The first thing to note is that it completely differs from the agricultural festivals and rituals of the false religions surrounding Israel. The religion of the Canaanites was the worship of the false god baal, who, they believed, was the god of fertility. They believed that he had to have his arm twisted and to be manipulated into giving them good harvests by fertility rituals, by what is called sympathetic magic, that is by making him do what they wanted by acting it out. It was all a waste of time, of course, because baal does not exist, and certainly does not control the harvest. When we come to the worship of the one, and only, true God, there are no fertility rituals. Our God, who is truly the Lord of the harvest, does not need to be reminded, or forced, into giving what his people need. Instead of begging or cajoling, the mood is one of thanksgiving. He gives the harvest out of his own goodness, because it is in his own nature to do it.
Nowadays we don’t perform fertility dances in an attempt to secure good harvests, but we can sometimes be guilty of an attitude that sees good as being reluctant tp give us what is best for us, or a god whose power can be manipulated or controlled by us. We sometimes think that if we do a certain thing, or pray in a certain way, then God will have no option but to bless us. The absence of fertility rituals in the God-given worship system of the Israelites shows just how wrong this way of thinking is.
A second thing that the Feast of Firstfruits teaches us is that God has first call on everything. The sheath that was waved in front of the veil was not any old sheath from the harvest, not one that was picked out after the harvest had been gathered in for human consumption as something of an afterthought, but, instead, the very first sheath to be cut. Before the farmers cut anything for themselves, they cut to offer to God. The offering of the first sheath symbolised that the whole of the harvest belonged to God, it was from him, given by his power. The land produced nothing as a result of human power or cleverness, but all of God. Psalm 24 teaches us:-
’The earth is the Lord’s, and the fulness thereof; the world and they that dwell therein’ Ps 24:1
He claims first place in our lives, has first claim on everything that we are, think, say or do. We are called daily to offer everything in our lives, holding nothing back, to him to use in the way that he would chose.
The third point that I would like us to look at this afternoon is the divine promise that lies in the Feast of Firstfruits.
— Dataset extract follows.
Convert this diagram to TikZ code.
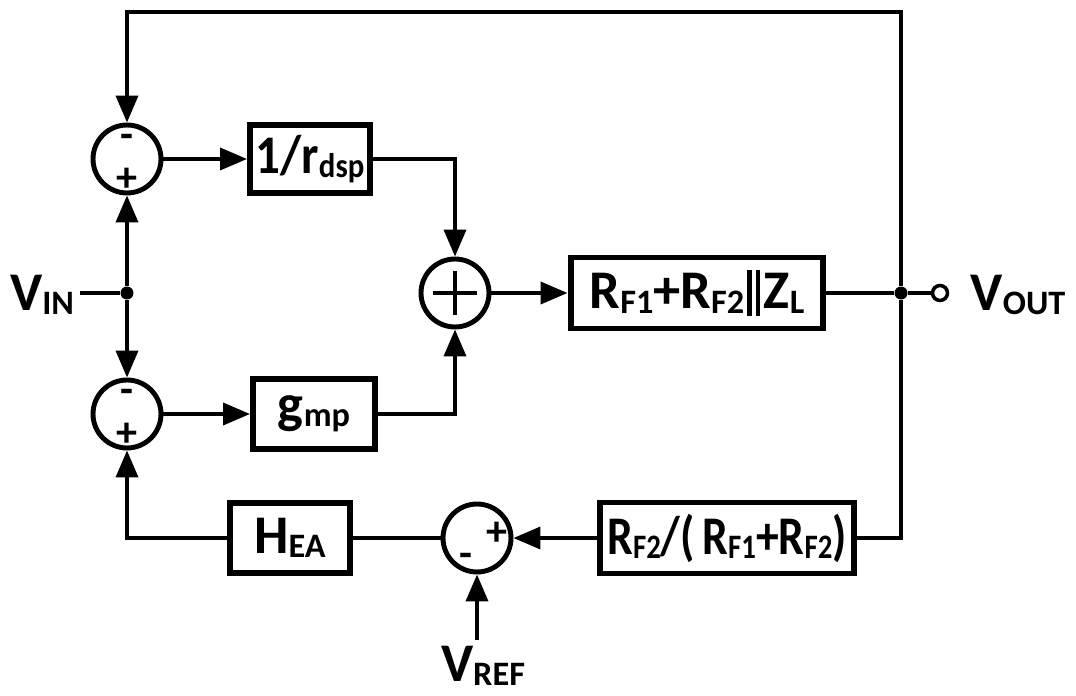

It is a promise that is not actually stated, but is certainly implied. The fact that it was specifically the FIRST sheath that was waved contains the promise that there was to be more to come. There were to be many more sheaves to be reaped and brought in from the fields. The first sheath was the guarantee that there would be a full harvest.
The Feast of the Firstfruits is part of the Old Testament law. Jesus stated that he had come, not to get rid of the law, but to fulfil it. The law was given, not just as a worship manual, or a list of instructions on how to behave, but to point to the coming of Jesus and all that he would do. The Feast of the Firstfruits has been wonderfully fulfilled. At the beginning of this sermon it was mentioned that the Firstfruits were waved in the temple on the day after Passover. That was the very day that Jesus rose from the dead.1 Corinthians 15:20 tells us that the resurrection of Jesus from the dead was ‘the Firstfruits’ of them that sleep. In other words the resurrection of Jesus is a sign and a guarantee that those of us who belong to him will also be raised from the dead. Like the first sheath of barley of the year being waved in front of the veil in the temple, the resurrection of Jesus from the dead was a sign that there would be many more to come. That countless people would also be raised from the dead because of what he has done.
If we belong to him, we will be among those who are raised. We will be among those who will be given eternal life through Jesus. This world will not be the end for us. There are much better things to come.
Matthew’s gospel tells us that at the moment Jesus died the veil in the temple was torn in two, as a symbol of the division between God and man being torn down. That year the first sheath of barley was waved in the temple in front of a torn veil.
There are three things that the first Old Testament harvest festival of the year teaches us, firstly that God is good and gives to us not because he has to, because we have performed some special ritual or have manipulated in his power in some way, but because of his character, because he wants to, secondly that everything belongs to him, and he has first claim on our lives, thirdly that the resurrection Jesus is a guarantee that we will also be raised from the dead. That death is not the end for those of us who belong to Christ, but only the beginning.